The Quad Cities-area native who launched a river clean-up project more than a decade ago is now competing for the title of Hardest Working Man in America. Chad Pregracke is president and founder of the non-profit group Living Lands and Waters. He started it with just himself, pulling garbage out of the Mississippi River. 

Since founding the organization at age 27 in 1998, it’s grown to encompass 11 full-time workers and a fleet of barges clearing waterways in more than a dozen states. At last count, he’s guided more than 60,000 volunteers to collect more than six-million pounds of debris. Pregracke says, “I get a lot of attention and do a lot of interviews and stuff like that but it’s really the team of people who work here every day that really make it happen.”

The East Moline, Illinois-based venture is multi-faceted — but he says all goals point to a cleaner, healthier environment. “We do not only river cleanup, which is the majority of our time, but we also have a nursery in Beardstown, Illinois,” Pregracke says. “It’s part of our Million Trees program and we give out 100,000-plus trees a year, all native trees. We also do teacher education workshops and just quite a bit of different projects.”

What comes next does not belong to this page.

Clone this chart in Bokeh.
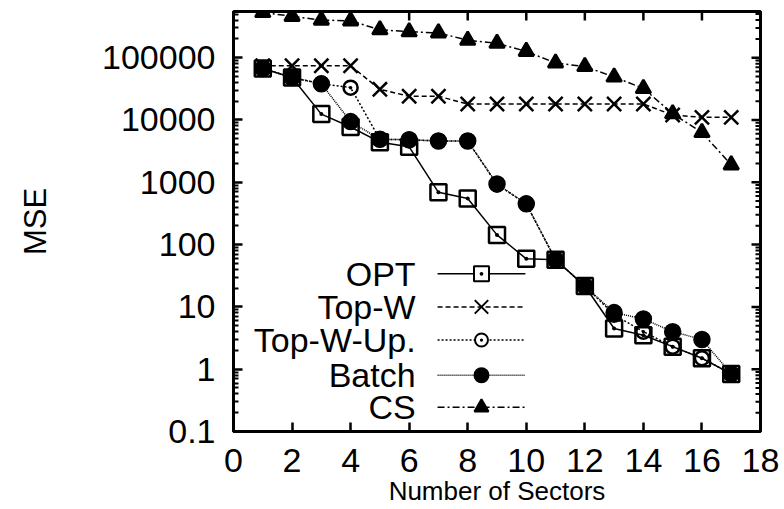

Mike Rowe, host of the TV show “Dirty Jobs,” has nominated Pregracke for the “Hardest Working” title through a contest hosted by the antiperspirant, Mitchum. The top prize is $100,000. “There’s about 90 other entries and they’re just different people doing different hard-working jobs around the country,” Pregracke says. “Mine’s just one of them and Mike Rowe does the intro for me. It’s pretty cool.” Learn more and cast an online vote at:

www.mitchumhardestworking.com

and go directly to Pregracke’s entry here:

http://npp9fn31fuu.mitchumhardestworking.com/

In one of Pregracke’s recent success stories, he hosted an Alternative Spring Break program in Cedar Rapids last spring, luring nearly 200 students to help remove huge piles of debris that were left along the Cedar River following the record 2008 flood.